Multiprogramming Operating System
A Multiprogramming Operating System runs multiple programs on a single processor. If a program has to wait for an I/O operation, other programs utilize the CPU in the meantime. These operating systems form an important and popular class of operating systems. Some examples are Linux distributions, Windows, IOS, etc.
To understand this topic, you should have some knowledge of the following Operating System topics:
What is a Multiprogramming Operating System?
An operating system that is capable of running multiple programs on a single processor is known as a multiprogramming operating system. If a program has to wait for an I/O transfer in a multiprogramming operating system, other programs utilize the CPU and other resources.
One of the major aims of multiprogramming is to manage the various resources of the entire system. Multiprogramming is the principle concept used by multiprogramming systems. These resources include but are not restricted to, the file system, memory, processors, input and output, etc.
Multiprogramming operating systems, therefore, are designed for storing and processing several programs simultaneously (not necessarily in real-time, though; explained below). The routines responsible for managing resources are made accessible to the core functions of the operating system.

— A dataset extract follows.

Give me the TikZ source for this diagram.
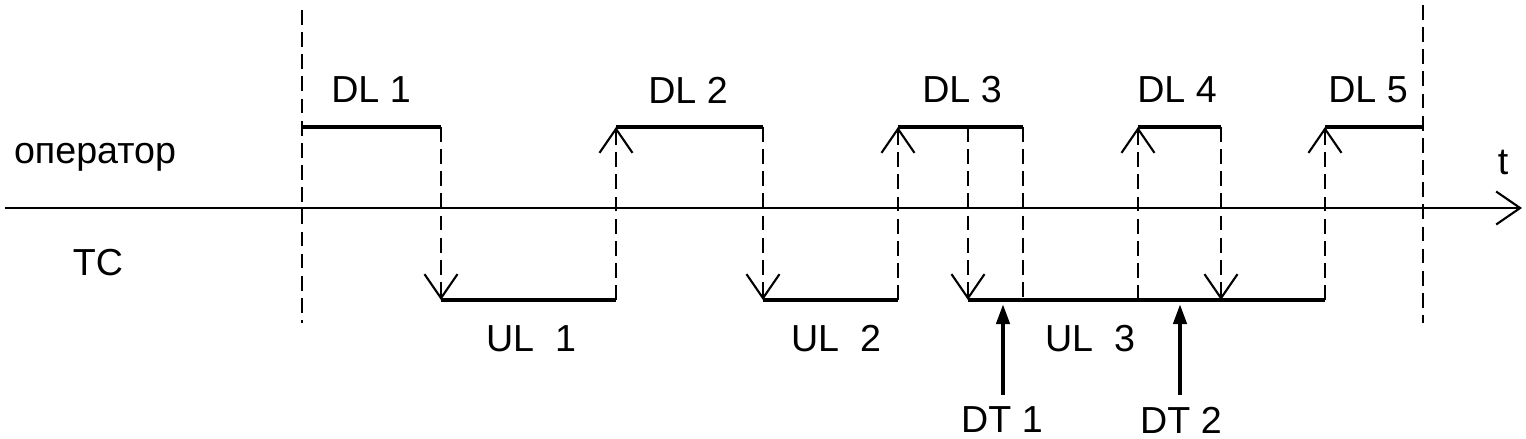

Examples of Multiprogramming Operating System
- Desktop operating systems, such as Linux distributions, Windows, macOS`, etc. These are modern operating systems and incorporate various multiprogramming concepts in their functioning. A user is able to run multiple jobs on a system running one of these (or more) operating systems at the same time. Many games have been designed to use a single processor core, for instance.
- On Android, iOS, and other mobile operating systems on the phone, one can listen to music while also sending and receiving text messages.
- Application software, such as Office, popular web browsers, `media players, etc. Any modern web browser would let a user visit multiple websites at the same time by opening as many windows/tabs as required.
Types of Multiprogramming Operating System
Following are the 2 kinds of multiprogramming operating systems:
- Multitasking Operating System
- Multiuser Operating System
1. Multitasking Operating System
A multitasking operating system is capable of executing several programs simultaneously. The operating system achieves this by swapping each program in and out of memory, one at a time. When a program is brought out of memory, it is saved for a while on secondary memory until it is needed again.
2. Multiuser Operating System
A multi-user operating system enables several users to share processing time on one powerful central computer through different terminals. The operating system achieves this by quickly switching among different terminals.
Each of these terminals receives a limited amount of processor time on the powerful core computer. The operating system switches among these terminals so rapidly that each user would seem to be having consistent access to the powerful core computer.
Working on Multiprogramming Operating System
Multiprogramming is the interleaved execution of many tasks on one computer system. In multiprogramming operating systems, while a program waits for some I/O operating to finish, some other program uses the CPU for that time being. It's, therefore, possible for many tasks to share the CPU time.
It should be noted that multiprogramming does not imply the execution of multiple processes simultaneously.
What it does mean is that there are a number of tasks that can use the resources such as CPU, memory, etc. A segment of one process will be executed, followed by a part of another, and so on.
No two processes will ever actually be allowed to utilize a common resource such as the processor at the same time. Yet, the mechanism of accessing these resources is not even similar to sequential/serial. In the sequential method, one program would be assigned the CPU. Once this job has completed execution, the CPU will be assigned to another job, and so on, that is, in a serial fashion.
Multiprogramming allows for more efficient resource utilization by introducing a number of concepts such as preemption, prioritizing, scheduling, etc. A program, simply put, does not have to wait for the process that currently is utilizing the CPU, to execute to completion.
Advantages of Multiprogramming Operating System
- The processor is utilized most of the time and rarely becomes idle unless there are no jobs to execute.
- The system is fast because all the jobs run parallel amongst themselves.
- Jobs that would require CPU for a short duration are finished earlier in comparison to those with long CPU requirement time.
- Multiprogramming OS supports multiple users on the computer system.
- Resources utilization is efficient and even.
- Total time required to execute a job reduced.
- Multiprogramming OS is good at dealing with applications in which multiple jobs are to be executed.
Disadvantages of Multiprogramming Operating System
- Sometimes, processes requiring long CPU times have to wait for other jobs (usually relatively shorter jobs) to finish.
- It's not easy to keep track of a large number of processes in multiprogramming.
- Multiprogramming OS is not an easy job owing to the complex nature of schedule handling.
- Multiprogramming OS has to use CPU scheduling.
- Memory management should be very efficient.
- While a program executes, there cannot be any interaction between it and the user.
- An operating system that is capable of running multiple programs on a single processor is known as a multiprogramming operating system.
- If a program has to wait for an I/O transfer in a multiprogramming OS, other programs utilize the CPU and other resources.
- Multiprogramming means interleaved execution of several tasks on the same computer system.
- One of the major aims of multiprogramming is to manage the various resources of the entire system.
- Examples of multiprogramming OS are Windows, IOS, Excel, Firefox, etc.